Museo del Novecento, beside the Duomo, houses a fantastic collection of twentieth-century Italian art, including works from the Italian Novecento movement of the 1920s and 30s and features Italian greats like Morandi and Fontana.
Pinacoteca di Brera. Photo: Paul Allen
Likewise, Pinacoteca di Brera, with its vast collection of paintings, is an essential part of any Milan itinerary. Highlights include works by Canaletto, Caravaggio, Braque and Modigliani. The museum's collection is brilliant but is in need of fresher organisation for a more satisfying visitor experience. While last year's hire of James Bradburne, the Pinacoteca's new Canadian director, was a source of controversy in Italy as his appointment followed a rash of foreign directorships of major art institutions, it is clearly a move in the right direction.
Radicchio at Ristorante Ratana. Photos: Paul Allen
Two restaurants were particular standouts in a city that's a foodie paradise. Ristorante Ratana, in the newly regenerated red-light district surrounding Garibaldi Station, is in a former railway building itself and has used upcycled railway tracks for tables and floors. Milanese meatballs served in a paper cone were followed by superb radicchio sautéed with onions and artichokes in anchovy cream.
The Michelin-starred Ristorante Innocenti Evasioni. Photos: Paul Allen
On the opposite side of town in a discreet location down a cobbled alleyway is Michelin-starred Ristorante Innocenti Evasioni run by Eros Picco and Tommaso Arrigoni. Our visit to Innocenti Evasioni was prompted by meeting the restaurant's sous-chef Michele Carretta in London last month at Godo, their brilliant new pasta pop-up. We had the reasonably priced (68 euros) tasting menu at Innocenti Evasioni featuring delicate cod carpaccio, divine tortelli flavoured with thyme and melt-in-your mouth beef tenderloin. We loved the green and yellow decor overlooking a lush green garden and the nice touch of Chef Tommaso greeting customers and taking their orders.
The Blue Note. Photo: Paul Allen
The ideal followup to an excellent dinner was a gig with American jazz drummer Billy Cobham at Milan's best jazz club, the Blue Note. The club has hosted many of the greats including Chick Corea and Wynton Marsalis.

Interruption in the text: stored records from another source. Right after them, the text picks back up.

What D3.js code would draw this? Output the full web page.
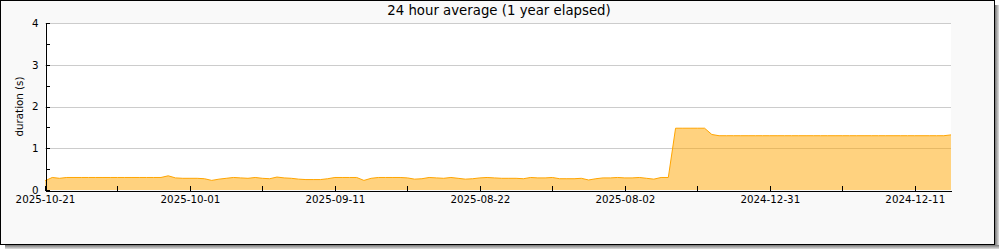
<!DOCTYPE html>
<html>
<head>
<meta charset="utf-8">
<script src="https://cdn.jsdelivr.net/npm/d3@7"></script>
<style>
  body { margin: 0; background: #fff; }
  text { font-family: "DejaVu Sans", sans-serif; fill: #000; }
</style>
</head>
<body>
<div id="chart"></div>
<script>
// Chart data
var title = "24 hour average (1 year elapsed)";
var yTitle = "duration (s)";
var xLabels = ["2025-10-21", "2025-10-01", "2025-09-11", "2025-08-22", "2025-08-02", "2024-12-31", "2024-12-11"];
var yTicks = [0, 1, 2, 3, 4];

// one sample per day, left to right
var durations = [
    0.22, 0.30, 0.28, 0.30, 0.30, 0.30, 0.30, 0.30, 0.30, 0.30,
    0.30, 0.30, 0.30, 0.30, 0.30, 0.30, 0.30, 0.34, 0.29, 0.28,
    0.28, 0.28, 0.27, 0.23, 0.26, 0.28, 0.30, 0.29, 0.28, 0.30,
    0.28, 0.27, 0.31, 0.29, 0.28, 0.26, 0.25, 0.25, 0.25, 0.27,
    0.30, 0.30, 0.30, 0.30, 0.23, 0.28, 0.30, 0.30, 0.30, 0.30,
    0.29, 0.26, 0.27, 0.30, 0.29, 0.28, 0.30, 0.28, 0.26, 0.27,
    0.29, 0.30, 0.29, 0.28, 0.28, 0.28, 0.27, 0.30, 0.29, 0.29,
    0.30, 0.27, 0.27, 0.27, 0.28, 0.24, 0.27, 0.29, 0.29, 0.30,
    0.29, 0.29, 0.30, 0.28, 0.26, 0.30, 0.30, 1.48, 1.48, 1.48,
    1.48, 1.48, 1.33, 1.30, 1.30, 1.30, 1.30, 1.30, 1.30, 1.30,
    1.30, 1.30, 1.30, 1.30, 1.30, 1.30, 1.30, 1.30, 1.30, 1.30,
    1.30, 1.30, 1.30, 1.30, 1.30, 1.30, 1.30, 1.30, 1.30, 1.30,
    1.30, 1.30, 1.30, 1.30, 1.30, 1.32
];

var svgWidth = 1000;
var svgHeight = 250;

// plot area (pixels)
var plot = { left: 45, right: 951, top: 23, bottom: 190 };

var svg = d3.select("#chart")
    .append("svg")
    .attr("width", svgWidth)
    .attr("height", svgHeight);

// drop shadow
var defs = svg.append("defs");
var gRight = defs.append("linearGradient").attr("id", "shR").attr("x1", 0).attr("x2", 1).attr("y1", 0).attr("y2", 0);
gRight.append("stop").attr("offset", "0%").attr("stop-color", "#777");
gRight.append("stop").attr("offset", "100%").attr("stop-color", "#e0e0e0");
var gBottom = defs.append("linearGradient").attr("id", "shB").attr("x1", 0).attr("x2", 0).attr("y1", 0).attr("y2", 1);
gBottom.append("stop").attr("offset", "0%").attr("stop-color", "#777");
gBottom.append("stop").attr("offset", "100%").attr("stop-color", "#e0e0e0");

svg.append("rect").attr("x", 995).attr("y", 5).attr("width", 4).attr("height", 244).attr("fill", "url(#shR)");
svg.append("rect").attr("x", 5).attr("y", 245).attr("width", 994).attr("height", 4).attr("fill", "url(#shB)");

// frame
svg.append("rect")
    .attr("x", 0.5).attr("y", 0.5)
    .attr("width", 994).attr("height", 244)
    .attr("fill", "#f9f9f9")
    .attr("stroke", "#000")
    .attr("stroke-width", 1);
svg.append("line").attr("x1", 994.5).attr("x2", 994.5).attr("y1", 0).attr("y2", 245).attr("stroke", "#000").attr("stroke-width", 1);
svg.append("line").attr("x1", 0).attr("x2", 995).attr("y1", 244.5).attr("y2", 244.5).attr("stroke", "#000").attr("stroke-width", 1);

// plot background
svg.append("rect")
    .attr("x", plot.left).attr("y", plot.top)
    .attr("width", plot.right - plot.left).attr("height", plot.bottom - plot.top)
    .attr("fill", "#fff");

// scales
var nDays = durations.length - 1;
var xScale = d3.scaleLinear().domain([0, nDays]).range([plot.left, plot.right]);
var yScale = d3.scaleLinear().domain([0, 4]).range([plot.bottom, plot.top]);

// horizontal grid
svg.append("g")
    .selectAll("line")
    .data(yTicks.filter(d => d > 0))
    .enter()
    .append("line")
    .attr("x1", plot.left)
    .attr("x2", plot.right)
    .attr("y1", d => Math.round(yScale(d)) + 0.5)
    .attr("y2", d => Math.round(yScale(d)) + 0.5)
    .attr("stroke", "#cccccc")
    .attr("stroke-width", 1);

// area + line
var area = d3.area()
    .x((d, i) => xScale(i))
    .y0(yScale(0))
    .y1(d => yScale(d));

var line = d3.line()
    .x((d, i) => xScale(i))
    .y(d => yScale(d));

svg.append("path")
    .datum(durations)
    .attr("d", area)
    .attr("fill", "#ffa500")
    .attr("fill-opacity", 0.5);

svg.append("path")
    .datum(durations)
    .attr("d", line)
    .attr("fill", "none")
    .attr("stroke", "#ffa500")
    .attr("stroke-width", 1);

// axes
var xTickDays = d3.range(0, nDays, 10);
var bottomAxis = d3.axisBottom(xScale)
    .tickValues(xTickDays)
    .tickSize(-5)
    .tickSizeOuter(0)
    .tickPadding(5)
    .tickFormat(d => d % 20 === 0 ? xLabels[d / 20] : "");

var leftAxis = d3.axisLeft(yScale)
    .tickValues(d3.range(0, 4.01, 0.5))
    .tickSize(-4)
    .tickSizeOuter(0)
    .tickPadding(7)
    .tickFormat(d => Number.isInteger(d) ? d : "");

var xAxis = svg.append("g")
    .attr("transform", `translate(0, ${plot.bottom + 0.5})`)
    .call(bottomAxis);

var yAxis = svg.append("g")
    .attr("transform", `translate(${plot.left + 0.5}, 0)`)
    .call(leftAxis);

[xAxis, yAxis].forEach(function(ax) {
    ax.selectAll("text").style("font-family", "DejaVu Sans").style("font-size", "10.3px").attr("fill", "#000");
    ax.selectAll("line, path").attr("stroke", "#000").attr("shape-rendering", "crispEdges");
});

// titles
svg.append("text")
    .attr("x", 499)
    .attr("y", 15)
    .attr("text-anchor", "middle")
    .style("font-size", "13.3px")
    .text(title);

svg.append("text")
    .attr("transform", `translate(23, ${(plot.top + plot.bottom) / 2}) rotate(-90)`)
    .attr("text-anchor", "middle")
    .style("font-size", "10.3px")
    .text(yTitle);
</script>
</body>
</html>
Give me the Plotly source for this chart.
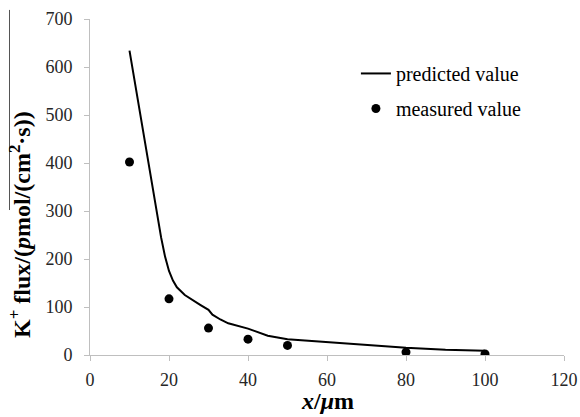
import plotly.graph_objects as go

# Predicted curve
pred_x = [10, 12, 14, 16, 17, 18, 19, 20, 21, 22, 24, 26, 28, 30, 31, 33, 35, 40, 45, 50, 60, 70, 80, 90, 100]
pred_y = [634, 536, 438, 340, 291, 245, 205, 175, 155, 141, 125, 114, 104, 94, 84, 74, 66, 55, 40, 33, 27, 21, 15, 11, 9]

# Measured points
meas_x = [10, 20, 30, 40, 50, 80, 100]
meas_y = [402, 117, 56, 33, 20, 6, 2]

x_ticks = [0, 20, 40, 60, 80, 100, 120]
y_ticks = [0, 100, 200, 300, 400, 500, 600, 700]

FONT = "Liberation Serif"

fig = go.Figure()
fig.add_trace(go.Scatter(x=pred_x, y=pred_y, mode="lines", name="predicted value",
                         line=dict(color="black", width=2), legendgroup="a"))
fig.add_trace(go.Scatter(x=meas_x, y=meas_y, mode="markers", name="measured value",
                         marker=dict(color="black", size=9), legendgroup="b"))

axis_common = dict(showgrid=False, zeroline=False, showline=True, linecolor="#bfbfbf", linewidth=1,
                   ticks="outside", ticklen=5, tickcolor="#bfbfbf", automargin=False,
                   tickfont=dict(family=FONT, size=18, color="#262626"))

fig.update_xaxes(range=[0, 120], tickvals=x_ticks, ticklabelstandoff=3, **axis_common)
fig.update_yaxes(range=[0, 700], tickvals=y_ticks, ticklabelstandoff=8, **axis_common)

fig.update_layout(
    width=580, height=417,
    margin=dict(l=90, r=16, t=19, b=62),
    plot_bgcolor="white", paper_bgcolor="white",
    font=dict(family=FONT, color="black"),
    legend=dict(x=0.561, y=0.896, xanchor="left", yanchor="top",
                font=dict(family=FONT, size=20, color="black"),
                bgcolor="rgba(0,0,0,0)", tracegroupgap=6, traceorder="grouped",
                itemwidth=30),
    showlegend=True,
    annotations=[
        dict(text="<b><i>x</i>/<i>μ</i>m</b>", xref="paper", yref="paper", x=0.5, y=0,
             yshift=-46, xanchor="center", yanchor="middle", showarrow=False,
             font=dict(family=FONT, size=24, color="black")),
        dict(text="<b>K<sup>+</sup> flux/(<i>p</i>mol/(cm<sup>2</sup>·s))</b>", xref="paper", yref="paper",
             x=-0.1477, y=0.39, xanchor="center", yanchor="middle", textangle=-90, showarrow=False,
             font=dict(family=FONT, size=24, color="black")),
    ],
    shapes=[
        dict(type="line", xref="paper", yref="paper", x0=-0.1698, x1=-0.1698, y0=0.4315, y1=1.027,
             line=dict(color="#555555", width=1)),
    ],
)

fig.write_html("out.html", config={"displayModeBar": False},
               post_script="document.body.style.margin='0';")
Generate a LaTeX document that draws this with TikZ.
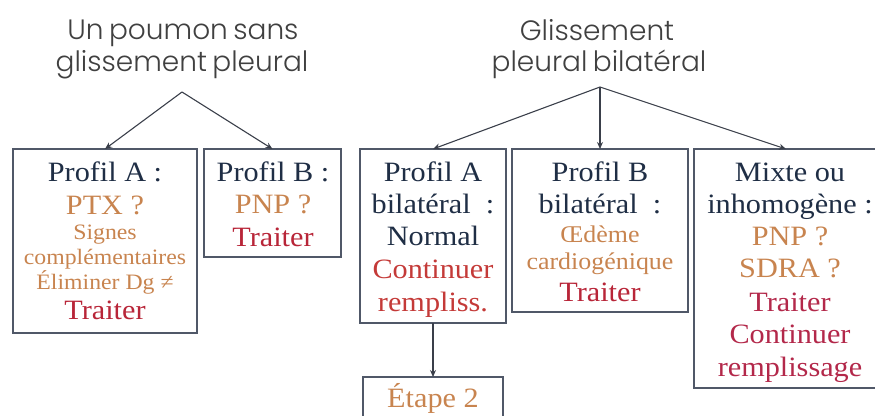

An easy day trip, less than an hour from Milan by train, is Bergamo, a lovely town with a medieval walled centre called the Citta Alta (the high town). We wanted to spend the night and chose the funkily designed Gombit hotel in Citta Alta. A member of Design Hotels, the 13 rooms in the Gombit feature sleek contemporary design within a medieval building, situated on the intersection of two Roman roads. Adjoining the hotel is the Torre del Gombito, the thirteenth-century watchtower from which it takes its name, where breakfast is served.
A visit to Bergamot must include Accademia Carrara , reopened after a seven-year renovation. As the only Italian museum made up of bequests from private collectors, the Accademia was established in 1794, as a combined Pinacoteca and School of Painting, at the initiative of the Bergamo aristocrat Count Giacomo Carrara (1714-1796). With over 500 works, the collection includes Renaissance masterpieces from Pisanello, Mantegna, Bellini, Botticelli, and Raphael.